Background and aims: Endoscopic surveillance of Barrett's oesophagus currently relies on multiple random biopsies. This approach is time consuming, has a poor diagnostic yield, and significant interobserver variability. Elastic scattering spectroscopy is a real time in vivo optical technique which detects changes in the physical properties of cells. The aim of this study was to assess the potential for elastic scattering to detect high grade dysplasia or cancer within Barrett's oesophagus.
Methods: Elastic scattering spectroscopy measurements collected in vivo were matched with histological specimens taken from identical sites within Barrett's oesophagus. All biopsies were reviewed by three gastrointestinal pathologists and defined as either "low risk" (non-dysplastic or low grade dysplasia) or "high risk" (high grade dysplasia or cancer). Two different statistical approaches (leave one out and block validation) were used to validate the model.
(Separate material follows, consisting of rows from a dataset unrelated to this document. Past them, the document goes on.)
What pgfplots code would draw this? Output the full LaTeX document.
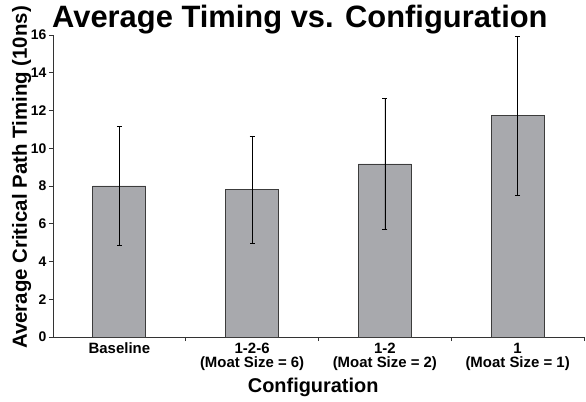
\documentclass[border=0pt]{standalone}
\usepackage{fontspec}
\setmainfont{Liberation Sans}
\usepackage{pgfplots}
\pgfplotsset{compat=1.18}

\definecolor{barfill}{HTML}{A8A9AD}
\definecolor{baredge}{HTML}{3C3C3C}

\begin{document}
\begin{tikzpicture}
    %% axis placed so that the page is 586 x 402 bp
    \begin{axis}[
        at={(53bp,65bp)}, anchor=south west,
        scale only axis,
        width=531bp, height=302bp,
        xmin=-0.5, xmax=3.5,
        ymin=0, ymax=16,
        ytick={0,2,...,16},
        xtick={0,1,2,3},
        xticklabels={Baseline,{1-2-6\\(Moat Size = 6)},{1-2\\(Moat Size = 2)},{1\\(Moat Size = 1)}},
        minor xtick={0.5,1.5,2.5,3.5},
        major x tick style={draw=none},
        axis x line*=bottom, axis y line*=left,
        tick align=outside,
        major tick length=4bp, minor tick length=4bp,
        axis line style={black!80, line width=0.8pt},
        every tick/.style={black!80, line width=0.6pt},
        /pgf/number format/assume math mode=true,
        yticklabel style={font=\bfseries\fontsize{14}{14}\selectfont, xshift=1bp},
        xticklabel style={font=\bfseries\fontsize{15}{14}\selectfont, align=center, anchor=north, yshift=1.5bp},
        title={Average Timing vs. Configuration},
        title style={font=\bfseries\fontsize{31}{31}\selectfont, at={(axis description cs:0.465,1)}, anchor=base, yshift=2bp},
        xlabel={Configuration},
        xlabel style={font=\bfseries\fontsize{20}{20}\selectfont, at={(axis description cs:0.49,0)}, anchor=base, yshift=-55.5bp},
        ylabel={Average Critical Path Timing (10ns)},
        ylabel style={font=\bfseries\fontsize{20.5}{20.5}\selectfont, at={(axis description cs:-0.049,0.528)}, anchor=base, rotate=0},
        clip=false,
    ]
    %% bars with symmetric error bars
    \addplot[
        ybar, bar width=53bp,
        fill=barfill, draw=baredge, line width=0.8pt,
        error bars/.cd, y dir=both, y explicit,
        error bar style={black, line width=0.6pt},
        error mark options={black, line width=0.6pt, mark size=2.5bp, rotate=90},
    ] coordinates {
        (0,8.00)  +- (0,3.15)
        (1,7.82)  +- (0,2.83)
        (2,9.17)  +- (0,3.45)
        (3,11.73) +- (0,4.21)
    };
    \end{axis}
    \pgfresetboundingbox
    \path[use as bounding box] (0,0) rectangle (586bp,402bp);
\end{tikzpicture}
\end{document}
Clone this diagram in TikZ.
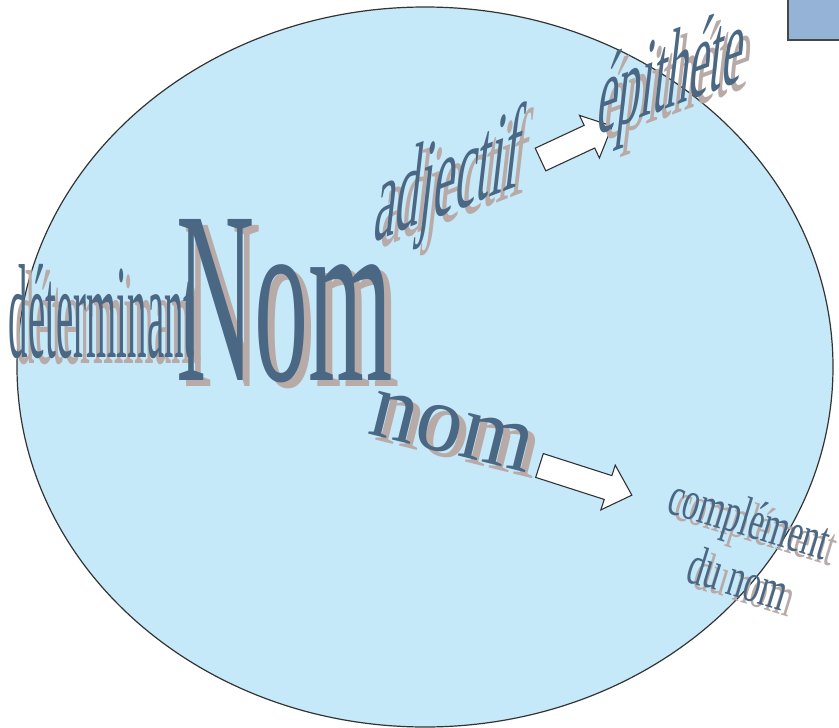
\documentclass[tikz,border=0pt]{standalone}
\usepackage{fontspec}
\setmainfont{Liberation Serif}
\definecolor{textblue}{RGB}{74,104,132}
\definecolor{shadowgray}{RGB}{184,170,166}
\definecolor{ellfill}{RGB}{198,233,250}
\definecolor{boxfill}{RGB}{149,179,215}
\definecolor{edgegray}{RGB}{51,51,51}
\tikzset{
  wmain/.style={transform shape, anchor=base west, inner sep=0pt, outer sep=0pt, text=textblue},
  wshadow/.style={transform shape, anchor=base west, inner sep=0pt, outer sep=0pt, text=shadowgray},
  barrow/.style={draw=edgegray, fill=white, line width=1.1pt, line join=miter},
}
% #1 name, #2 x, #3 y (pixels, downward), #4 yslant, #5 xslant, #6 rotate, #7 xscale, #8 font size, #9 text
\newcommand\wordart[9]{%
  \begin{scope}[shift={({#2+7},{-(#3)-6})}, rotate=#6, yslant=#4, xslant=#5, xscale=#7]
    \node[wshadow, font=\fontsize{#8}{#8}\selectfont] (#1-sh) at (0,0) {#9};
  \end{scope}
  \begin{scope}[shift={({#2},{-(#3)})}, rotate=#6, yslant=#4, xslant=#5, xscale=#7]
    \node[wmain, font=\fontsize{#8}{#8}\selectfont] (#1) at (0,0) {#9};
  \end{scope}}
% #1 x, #2 y (tail middle), #3 angle, #4 length
\newcommand\blockarrow[4]{%
  \begin{scope}[shift={({#1},{-(#2)})}, rotate=#3]
    \draw[barrow] (0,12.5) -- ({#4-25},12.5) -- ({#4-25},23.5) -- (#4,0)
      -- ({#4-25},-23.5) -- ({#4-25},-12.5) -- (0,-12.5) -- cycle;
  \end{scope}}
\begin{document}
\begin{tikzpicture}[x=1pt,y=1pt]
\clip (0,0) rectangle (839,-728);
\useasboundingbox (0,0) rectangle (839,-728);
% background shapes
\draw[fill=ellfill, draw=edgegray, line width=1.2pt] (425,-367) ellipse [x radius=408, y radius=360];
\draw[fill=boxfill, draw=edgegray!90, line width=1.6pt] (788,-40) rectangle (850,5);
% block arrows
\blockarrow{540.5}{159.5}{25}{79}
\blockarrow{539.5}{465.5}{-17.8}{97}
% words
\wordart{det}{9}{357}{0}{0}{0}{0.29}{134}{déterminant}
\wordart{Nom}{176}{380}{0}{0}{0}{0.44}{246}{Nom}
\wordart{adj}{372}{242}{0.38}{0.12}{0}{0.42}{116}{adjectif}
\wordart{epi}{595}{135}{0.37}{0.12}{0}{0.42}{110}{épithéte}
\wordart{nom}{366}{433}{0}{0}{-14}{0.97}{96}{nom}
\wordart{cpl}{665}{512}{0}{0}{-17}{0.6}{56}{complément}
\wordart{dunom}{684}{581}{0}{0}{-17}{0.6}{56}{du nom}
\end{tikzpicture}
\end{document}
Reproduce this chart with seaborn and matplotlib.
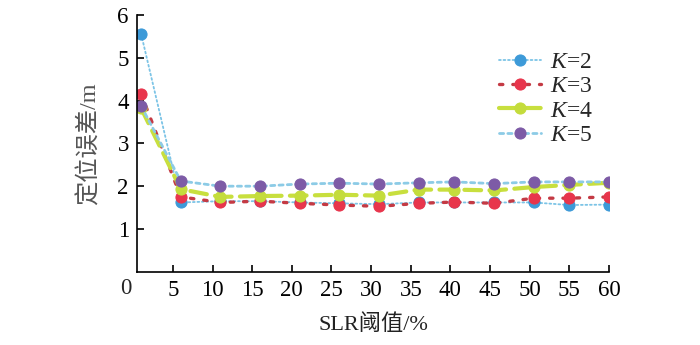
import matplotlib
matplotlib.use("Agg")
import matplotlib.pyplot as plt
import seaborn as sns
import pandas as pd

sns.set_theme(style="white")
plt.rcParams['font.family'] = ['Liberation Serif', 'Noto Sans CJK SC']
plt.rcParams['mathtext.fontset'] = 'custom'
plt.rcParams['mathtext.it'] = 'Liberation Serif:italic'
plt.rcParams['mathtext.rm'] = 'Liberation Serif'

# data
slr = [1, 6, 11, 16, 21, 26, 31, 36, 40.5, 45.5, 50.5, 55, 60]
k2 = [5.55, 1.62, 1.65, 1.65, 1.62, 1.6, 1.58, 1.62, 1.62, 1.62, 1.62, 1.56, 1.57]
k3 = [4.15, 1.75, 1.62, 1.65, 1.6, 1.56, 1.53, 1.6, 1.63, 1.6, 1.72, 1.72, 1.75]
k4 = [3.82, 1.93, 1.75, 1.77, 1.78, 1.8, 1.78, 1.92, 1.92, 1.9, 1.98, 2.03, 2.08]
k5 = [3.87, 2.12, 2.0, 2.0, 2.05, 2.07, 2.05, 2.08, 2.1, 2.06, 2.1, 2.1, 2.1]
labels = ["$K$=2", "$K$=3", "$K$=4", "$K$=5"]
xticks = [5, 10, 15, 20, 25, 30, 35, 40, 45, 50, 55, 60]
yticks = [1, 2, 3, 4, 5, 6]

series = [k2, k3, k4, k5]
marker_colors = ['#3d9ad8', '#e8354c', '#c4dc3c', '#7d5ba6']
line_colors = ['#7cc4e6', '#c43a44', '#c8df3e', '#8ccbe6']
line_styles = [(0, (1, 1.5)), (0, (1, 3)), (0, (4, 2)), (0, (1.5, 1.5))]
line_widths = [1.3, 2.4, 3.0, 2.0]

fig = plt.figure(figsize=(7, 3.45), dpi=100)
ax = fig.add_axes([0.196, 0.212, 0.674, 0.745])

for vals, lab, mc, lc, ls, lw in zip(series, labels, marker_colors, line_colors, line_styles, line_widths):
    df = pd.DataFrame({"x": slr, "y": vals})
    sns.lineplot(data=df, x="x", y="y", ax=ax, color=lc, linestyle=ls, linewidth=lw,
                 marker='o', markersize=8, markerfacecolor=mc, markeredgecolor=mc,
                 label=lab, dash_capstyle='round')

ax.set_xlim(0.5, 60)
ax.set_ylim(0, 6)
ax.set_xticks(xticks)
ax.set_yticks(yticks)
ax.tick_params(axis='both', direction='in', length=5, width=1.2, colors='black',
               labelsize=16.5, pad=6, bottom=True, left=True)
for s in ['top', 'right']:
    ax.spines[s].set_visible(False)
for s in ['left', 'bottom']:
    ax.spines[s].set_color('black')
    ax.spines[s].set_linewidth(1.2)

ax.text(-0.012, -0.025, "0", transform=ax.transAxes, ha='right', va='top', fontsize=16.5)
ax.set_xlabel("SLR阈值/%", fontsize=16, labelpad=9, color='#222222')
ax.set_ylabel("定位误差/m", fontsize=17.5, labelpad=12, color='#555555')

leg = ax.legend(loc='upper right', bbox_to_anchor=(0.985, 0.895), frameon=False, fontsize=17,
                handlelength=1.8, handletextpad=0.35, labelspacing=0.12, borderaxespad=0)

fig.savefig("out.png", dpi=100)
Results: A total of 181 matched biopsy sites from 81 patients, where histopathological consensus was reached, were analysed. There was good pathologist agreement in differentiating high grade dysplasia and cancer from other pathology (kappa = 0.72). Elastic scattering spectroscopy detected high risk sites with 92% sensitivity and 60% specificity and differentiated high risk sites from inflammation with a sensitivity and specificity of 79%. If used to target biopsies during endoscopy, the number of low risk biopsies taken would decrease by 60% with minimal loss of accuracy. A negative spectroscopy result would exclude high grade dysplasia or cancer with an accuracy of >99.5%.
Conclusions: These preliminary results show that elastic scattering spectroscopy has the potential to target conventional biopsies in Barrett's surveillance saving significant endoscopist and pathologist time with consequent financial savings. This technique now requires validation in prospective studies.